Continuous learning about frameworks isn’t optional for serious ESL teachers. It’s foundational. As frameworks evolve and your teaching context changes, staying current ensures your instruction remains relevant and effective. The investment in understanding proficiency levels pays dividends throughout your entire career.
Boost your ESL teaching career with TEFL Institute
Ready to transform your understanding of ESL proficiency into classroom expertise? TEFL Institute offers specialized training that deepens your knowledge of frameworks, methodologies, and practical teaching strategies. Our TEFL courses in Newcastle provide hands-on experience applying proficiency frameworks in real classroom settings, whether you’re teaching locally or preparing for international opportunities.

Expand your credentials with targeted course extensions that focus on specific proficiency levels, assessment strategies, or teaching contexts. These specialized modules help you master the nuances of adapting instruction for diverse learner needs. If you’re interested in global opportunities, discover how to start teaching English online and apply your framework knowledge to virtual classrooms worldwide. TEFL Institute’s expert-backed certifications give you the skills and credentials to advance your ESL teaching career with confidence.
FAQ
What are ESL levels and why do they matter?
ESL levels are standardized measures of language proficiency that describe what learners can do with English across listening, speaking, reading, and writing.
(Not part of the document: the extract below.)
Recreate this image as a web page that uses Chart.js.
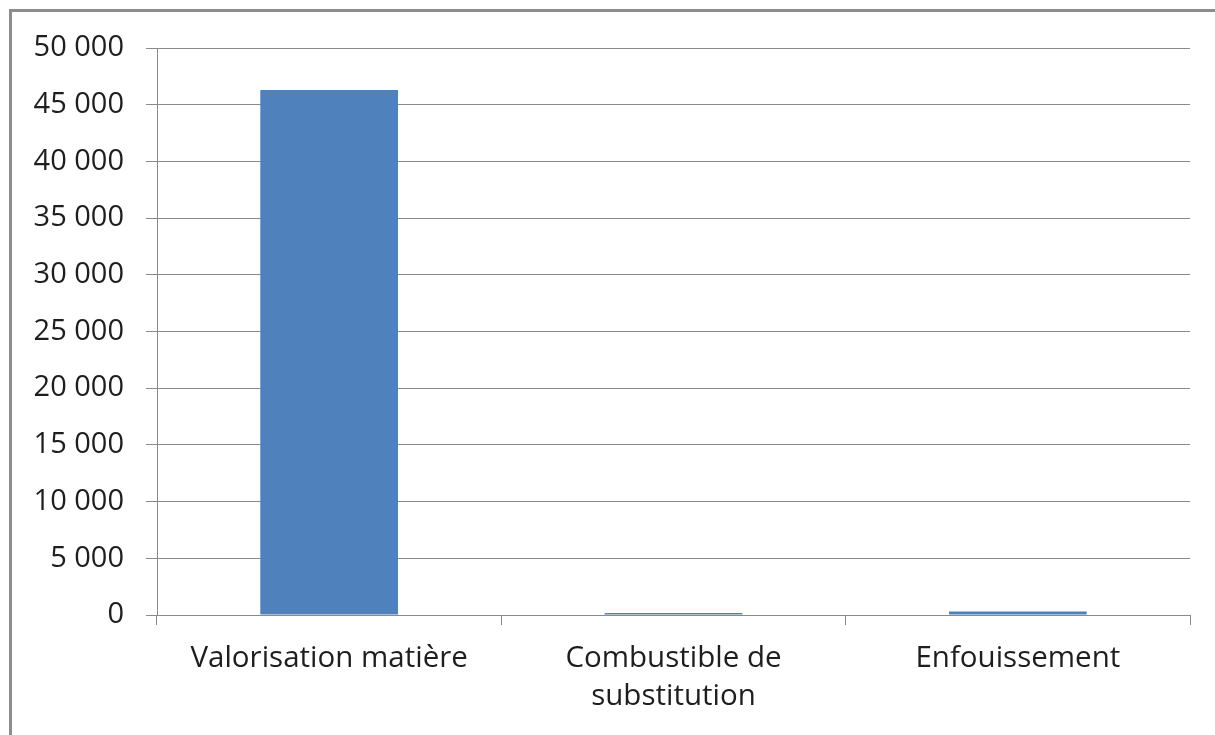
<!DOCTYPE html>
<html>
<head>
<meta charset="utf-8">
<script src="https://cdn.jsdelivr.net/npm/chart.js@4.4.1/dist/chart.umd.min.js"></script>
<style>
  html, body { margin: 0; padding: 0; background: #fff; overflow: hidden; }
  #frame {
    position: absolute; left: 9px; top: 9px;
    width: 1400px; height: 900px;
    border-top: 3px solid #8c8c8c; border-left: 3px solid #8c8c8c;
  }
  #wrap { position: absolute; left: 0; top: 0; width: 1215px; height: 735px; }
</style>
</head>
<body>
<div id="frame"></div>
<div id="wrap"><canvas id="chart"></canvas></div>
<script>
// Catégories (axe X)
const categories = [
  'Valorisation matière',
  ['Combustible de', 'substitution'],
  'Enfouissement'
];

// Valeurs (tonnes)
const values = [46300, 170, 300];

// Graduations axe Y
const yMin = 0;
const yMax = 50000;
const yStep = 5000;

const gridColor = '#8a8a8a';
const textColor = '#1e1e1e';

// 50000 -> "50 000"
const fmt = v => String(v).replace(/\B(?=(\d{3})+(?!\d))/g, ' ');

new Chart(document.getElementById('chart'), {
  type: 'bar',
  data: {
    labels: categories,
    datasets: [{
      data: values,
      backgroundColor: '#4f81bd',
      borderWidth: 0,
      categoryPercentage: 1,
      barPercentage: 0.4
    }]
  },
  options: {
    responsive: true,
    maintainAspectRatio: false,
    animation: false,
    layout: { padding: { top: 48, right: 25, left: 0, bottom: 0 } },
    plugins: {
      legend: { display: false },
      tooltip: { enabled: false }
    },
    scales: {
      x: {
        grid: {
          offset: true,
          drawOnChartArea: false,
          drawTicks: true,
          tickLength: 10,
          color: gridColor
        },
        border: { color: gridColor, width: 1 },
        ticks: {
          color: textColor,
          font: { family: 'Open Sans', size: 29.5, lineHeight: 1.29 },
          padding: 15,
          maxRotation: 0,
          autoSkip: false
        },
        afterFit: s => { s.height = 120; }
      },
      y: {
        min: yMin,
        max: yMax,
        grid: {
          color: gridColor,
          tickLength: 11,
          drawTicks: true
        },
        border: { color: gridColor, width: 1 },
        ticks: {
          stepSize: yStep,
          color: textColor,
          font: { family: 'Open Sans', size: 29 },
          padding: 22,
          callback: v => fmt(v)
        },
        afterFit: s => { s.width = 157; }
      }
    }
  }
});
</script>
</body>
</html>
They matter because they help teachers tailor instruction to student ability, track progress systematically, and ensure learners receive appropriate challenge. Without clear proficiency levels, teaching becomes guesswork and students may struggle with material that’s too difficult or waste time on content they’ve already mastered.
How do CEFR, ACTFL, and WIDA frameworks differ?
CEFR uses six levels (A1-C2) with detailed can-do statements across language skills, primarily serving European and adult learning contexts. ACTFL employs five major performance levels emphasizing functional language use in real-world contexts, dominating US foreign language education. WIDA targets K-12 multilingual learners with six levels differentiated by language mode and aligned with academic content standards. Each framework serves different educational settings and emphasizes distinct aspects of proficiency.
What teaching methods work best for different ESL levels?
Action-oriented tasks integrating multiple skills suit CEFR-based instruction, engaging students in realistic language use scenarios. Real-world functional tasks align with ACTFL’s emphasis on communicative performance in authentic contexts. Scaffolded, differentiated instruction works best with WIDA frameworks, providing structured support for young learners accessing grade-level content. The most effective approach often combines elements from multiple methodologies based on your specific teaching context and student needs.
How can I adapt lessons for mixed ESL proficiency classrooms?
Use differentiated tasks that address the same topic at varying complexity levels, allowing all students to engage meaningfully. Incorporate visual supports, sentence frames, and graphic organizers that lower-proficiency students can use while advanced learners work independently. Structure peer interactions strategically so students support each other without one level dominating. Your ESL teaching checklist can guide systematic adaptation, ensuring every lesson includes entry points and extensions for different proficiency levels.